## Provided entries

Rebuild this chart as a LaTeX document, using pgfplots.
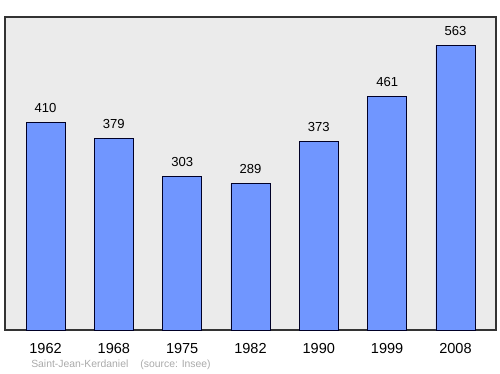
\documentclass[border=0pt]{standalone}
\usepackage{pgfplots}
\pgfplotsset{compat=1.18}
\usepackage{fontspec}
\setmainfont{Liberation Sans}
\definecolor{barblue}{RGB}{112,150,255}
\definecolor{bgray}{RGB}{235,235,235}
\definecolor{srcgray}{RGB}{170,170,170}
\begin{document}
\begin{tikzpicture}[x=1pt,y=1pt]
\useasboundingbox (-3.75,-33) rectangle (371.25,247.5);
\begin{axis}[
  at={(0,0)}, anchor=south west,
  scale only axis,
  width=368.25pt, height=234.75pt,
  xmin=-0.593, xmax=6.593,
  ymin=0, ymax=619,
  axis background/.style={fill=bgray},
  axis line style={black!80, line width=0.8pt},
  xtick={0,1,2,3,4,5,6},
  xticklabels={1962,1968,1975,1982,1990,1999,2008},
  xtick style={draw=none},
  ytick=\empty,
  xticklabel style={font=\fontsize{10.9}{12}\selectfont, yshift=-2pt},
  /pgf/number format/assume math mode=true,
  ybar, bar width=0.571,
  nodes near coords,
  nodes near coords style={font=\fontsize{9.8}{11}\selectfont, yshift=4pt},
  clip=false,
]
\addplot[fill=barblue, draw=black!85!blue, line width=0.6pt] coordinates {
(0,410) (1,379) (2,303) (3,289) (4,373) (5,461) (6,563)};
\end{axis}
\node[anchor=base west, font=\fontsize{7.8}{9}\selectfont, text=srcgray, inner sep=0pt] at (19.5,-28.5) {Saint-Jean-Kerdaniel\hspace{9pt}(source: Insee)};
\end{tikzpicture}
\end{document}
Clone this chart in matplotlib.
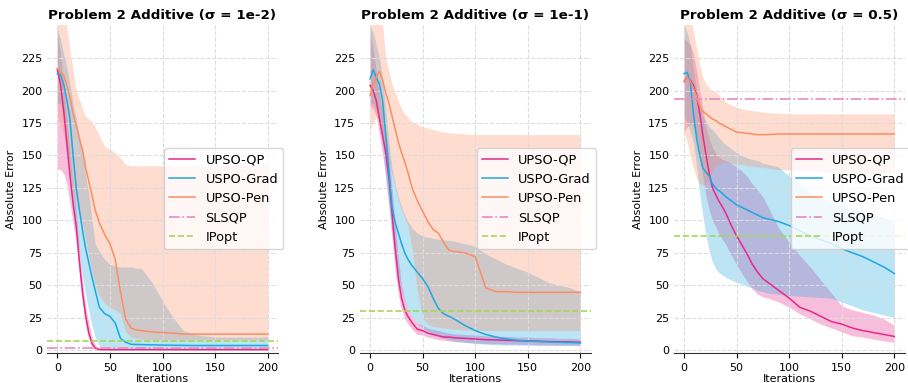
import matplotlib.pyplot as plt
import numpy as np

iters = [0, 3, 6, 9, 12, 15, 18, 21, 24, 27, 30, 33, 36, 40, 45, 50, 55, 60, 65, 70,
         75, 80, 90, 100, 110, 120, 130, 140, 150, 160, 170, 180, 190, 200]

titles = ['Problem 2 Additive (σ = 1e-2)', 'Problem 2 Additive (σ = 1e-1)',
          'Problem 2 Additive (σ = 0.5)']
labels = ['UPSO-QP', 'USPO-Grad', 'UPSO-Pen', 'SLSQP', 'IPopt']

# ---- sigma = 1e-2
p1_qp_mean = [216, 205, 185, 160, 135, 113, 95, 68, 44, 26, 13, 5, 1.5, 0.4] + [0.3] * 20
p1_qp_lo = [140, 139, 136, 128, 113, 98, 82, 58, 36, 19, 8, 2, 0.2] + [0] * 21
p1_qp_hi = [245, 228, 205, 178, 152, 127, 108, 78, 53, 34, 20, 10, 4, 1.2] + [0.7] * 20
p1_grad_mean = [213, 212, 205, 193, 178, 150, 125, 108, 92, 78, 67, 56, 46, 33, 28, 26, 21, 9, 6, 4.5,
                4.3, 4.2, 4, 3.8, 3.7, 3.6] + [3.5] * 8
p1_grad_lo = [190, 190, 180, 160, 140, 118, 95, 75, 57, 42, 30, 19, 10, 3, 1.5, 1.2] + [1] * 18
p1_grad_hi = [248, 240, 228, 218, 205, 190, 178, 165, 150, 135, 120, 100, 82, 76, 70, 66, 65, 64, 64, 64,
              63, 63, 52, 38, 25, 15, 12.5, 11, 10, 10, 10, 10, 10, 10]
p1_pen_mean = [217, 214, 212, 204, 195, 182, 173, 163, 154, 140, 130, 119, 108, 98, 89, 82, 70, 45, 24, 17,
               15.5, 15, 14, 13.5, 13, 12.3] + [12.3] * 8
p1_pen_lo = [180, 175, 165, 150, 135, 122, 112, 104, 97, 85, 72, 60, 50, 42, 36, 33, 31, 28, 14, 10,
             9, 8.5] + [8] * 12
p1_pen_hi = [265, 262, 258, 250, 230, 215, 200, 193, 186, 180, 178, 176, 172, 165, 157, 155, 152, 148, 143,
             142] + [142] * 14

# ---- sigma = 1e-1
p2_qp_mean = [204, 200, 192, 178, 165, 152, 132, 105, 78, 55, 40, 31, 26, 21, 16, 15, 13, 12, 11, 10,
              10, 9.5, 9, 8.5, 8, 7.8, 7.5, 7.2, 7, 6.8, 6.5, 6.4, 6.3, 6]
p2_qp_lo = [188, 186, 180, 165, 150, 135, 112, 85, 60, 42, 31, 24, 20, 16, 12, 11.5, 10, 9, 8, 7.5,
            7, 6.5, 6, 5.5, 5, 5, 4.5, 4.5, 4.2, 4, 4, 3.8, 3.8, 3.5]
p2_qp_hi = [245, 232, 215, 198, 182, 168, 150, 124, 96, 70, 50, 39, 32, 26, 21, 19, 17, 16, 15, 14,
            13, 12.5, 12, 11.5, 11, 10.5, 10.5, 10, 10, 9.5, 9.5, 9, 9, 8.5]
p2_grad_mean = [209, 216, 210, 205, 192, 165, 138, 110, 98, 90, 82, 75, 70, 65, 60, 55, 49, 40, 32, 28,
                26, 24, 19, 15, 12, 10, 8.5, 7.5, 7, 6.6, 6.3, 6, 5.8, 5.5]
p2_grad_lo = [190, 190, 185, 175, 160, 130, 110, 90, 72, 57, 46, 38, 32, 26, 21, 17, 14, 12, 10.5, 9,
              8, 7, 6, 5, 4.5, 4, 4, 3.8, 3.8, 3.6, 3.6, 3.5, 3.5, 3.5]
p2_grad_hi = [250, 245, 235, 225, 210, 185, 160, 140, 128, 118, 110, 104, 99, 94, 90, 88, 87, 86, 85.5, 85,
              84.5, 84, 82, 80, 74, 70, 66, 63, 60, 56, 52, 50, 48, 45]
p2_pen_mean = [196, 205, 210, 215, 208, 198, 190, 180, 170, 160, 152, 145, 137, 125, 115, 107, 99, 93, 90, 83,
               77, 76, 75, 72, 48, 45, 45] + [44.5] * 7
p2_pen_lo = [170, 175, 180, 175, 165, 155, 145, 135, 125, 115, 108, 102, 96, 78, 45, 25, 20, 18, 17.5, 17,
             16.5, 16, 15.5, 15.5] + [15] * 10
p2_pen_hi = [270, 268, 262, 255, 250, 225, 215, 205, 198, 192, 186, 182, 179, 176, 174, 172, 171, 170, 169, 168,
             167.5, 167, 166.5] + [166] * 11

# ---- sigma = 0.5
p3_qp_mean = [207, 210, 208, 204, 196, 182, 165, 150, 136, 125, 120, 115, 111, 105, 96, 88, 81, 74, 66, 60,
              55, 52, 46, 40, 33, 30, 26, 22, 20, 17, 15, 13.5, 12, 10.5]
p3_qp_lo = [168, 172, 175, 172, 165, 150, 133, 118, 108, 100, 95, 90, 86, 81, 73, 66, 59, 53, 47, 43,
            41, 40, 37, 33, 28, 24, 20, 17, 14, 11, 10, 8.5, 7, 6]
p3_qp_hi = [240, 238, 235, 228, 215, 200, 185, 172, 163, 156, 152, 149, 147, 146, 144, 141, 138, 134, 128, 123,
            118, 110, 94, 83, 73, 64, 54, 44, 34, 31, 29, 27, 24, 19]
p3_grad_mean = [213, 214, 206, 182, 163, 150, 140, 137, 134, 128, 125, 123, 121, 118, 115, 112, 110, 108, 106, 104,
                102, 101, 99, 96, 92, 88, 85, 82, 78, 75, 72, 68, 64, 59]
p3_grad_lo = [180, 175, 168, 160, 141, 120, 103, 88, 76, 68, 63, 60, 58, 56, 54, 52, 51, 49, 48, 46,
              45, 44, 43, 42, 41.5, 41, 40.5, 40, 37, 34, 31, 29, 27, 25]
p3_grad_hi = [250, 245, 235, 215, 200, 190, 180, 176, 172, 170, 167, 164, 161, 158, 155, 152, 150, 148, 147, 146,
              144, 143, 141, 134, 128, 121, 117, 114, 111, 108, 106, 104, 102, 100]
p3_pen_mean = [207, 210, 207, 202, 195, 188, 184, 182, 180, 178, 177, 175, 174, 172, 170, 168, 167.5, 167, 166.5,
               166, 166, 166] + [166.5] * 12
p3_pen_lo = [168, 160, 150, 140, 132, 128, 127, 128, 132, 138, 142, 143, 144, 145, 144, 143, 143, 142, 142, 141,
             141, 140, 139, 139, 138, 138, 138, 137, 137, 137, 136, 136, 136, 136]
p3_pen_hi = [265, 262, 258, 245, 232, 220, 210, 205, 202, 200, 199, 197, 194, 191, 189, 187, 186, 185, 184.5, 184,
             183.5, 183, 182.5] + [182] * 11

# reference solvers (constant lines); SLSQP for 1e-1 is off the chart
slsqp = [1.8, 320, 193.4]
ipopt = [7.2, 30, 88]

colors = {'qp': '#e7298a', 'grad': '#1ea7e1', 'pen': '#fc8d62', 'slsqp': '#e78ac3', 'ipopt': '#a6d854'}

panels = [
    [(p1_qp_mean, p1_qp_lo, p1_qp_hi), (p1_grad_mean, p1_grad_lo, p1_grad_hi), (p1_pen_mean, p1_pen_lo, p1_pen_hi)],
    [(p2_qp_mean, p2_qp_lo, p2_qp_hi), (p2_grad_mean, p2_grad_lo, p2_grad_hi), (p2_pen_mean, p2_pen_lo, p2_pen_hi)],
    [(p3_qp_mean, p3_qp_lo, p3_qp_hi), (p3_grad_mean, p3_grad_lo, p3_grad_hi), (p3_pen_mean, p3_pen_lo, p3_pen_hi)],
]

W, H = 908, 383
fig = plt.figure(figsize=(W / 100, H / 100), dpi=100)
lefts = [46.8, 359.5, 673.5]
x = np.array(iters)

for i, series in enumerate(panels):
    ax = fig.add_axes([lefts[i] / W, 1 - 353.3 / H, 231.4 / W, 328.3 / H])
    keys = ['qp', 'grad', 'pen']

    # bands first, in legend order, so overlaps blend
    for key, (mean, lo, hi) in zip(keys, series):
        ax.fill_between(x, lo, hi, color=colors[key], alpha=0.3, lw=0)

    handles = []
    for key, lab, (mean, lo, hi) in zip(keys, labels, series):
        h, = ax.plot(x, mean, color=colors[key], lw=1.1, label=lab)
        handles.append(h)

    h = ax.axhline(slsqp[i], color=colors['slsqp'], ls='-.', lw=1.2, label='SLSQP')
    handles.append(h)
    h = ax.axhline(ipopt[i], color=colors['ipopt'], ls='--', lw=1.2, label='IPopt')
    handles.append(h)

    ax.set_xlim(-10, 210)
    ax.set_ylim(-2.5, 250.5)
    ax.set_xticks([0, 50, 100, 150, 200])
    ax.set_yticks(range(0, 226, 25))
    ax.tick_params(axis='both', labelsize=8)
    ax.tick_params(axis='y', length=0, pad=3)
    ax.tick_params(axis='x', length=3.5)
    ax.grid(True, ls='--', color='#dddddd', lw=0.8)
    for s in ['top', 'right', 'left']:
        ax.spines[s].set_visible(False)
    ax.spines['bottom'].set_color('#333333')

    ax.set_title(titles[i], fontsize=9.7, fontweight='bold', pad=4)
    ax.set_xlabel('Iterations', fontsize=8, labelpad=0.5)
    ax.set_ylabel('Absolute Error', fontsize=8, labelpad=4)
    ax.legend(handles=handles, loc='center right', bbox_to_anchor=(1.05, 0.4715), fontsize=9.3)

fig.savefig('out.png', dpi=100)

## Problem requirements
Go up to the line with "Clone this chart in matplotlib." and retype exactly from there through the line with "labels = ['UPSO-QP', 'USPO-Grad', 'UPSO-Pen', 'SLSQP', 'IPopt']". Leave out pictures.

## Result of this task
Clone this chart in matplotlib.
import matplotlib.pyplot as plt
import numpy as np

iters = [0, 3, 6, 9, 12, 15, 18, 21, 24, 27, 30, 33, 36, 40, 45, 50, 55, 60, 65, 70,
         75, 80, 90, 100, 110, 120, 130, 140, 150, 160, 170, 180, 190, 200]

titles = ['Problem 2 Additive (σ = 1e-2)', 'Problem 2 Additive (σ = 1e-1)',
          'Problem 2 Additive (σ = 0.5)']
labels = ['UPSO-QP', 'USPO-Grad', 'UPSO-Pen', 'SLSQP', 'IPopt']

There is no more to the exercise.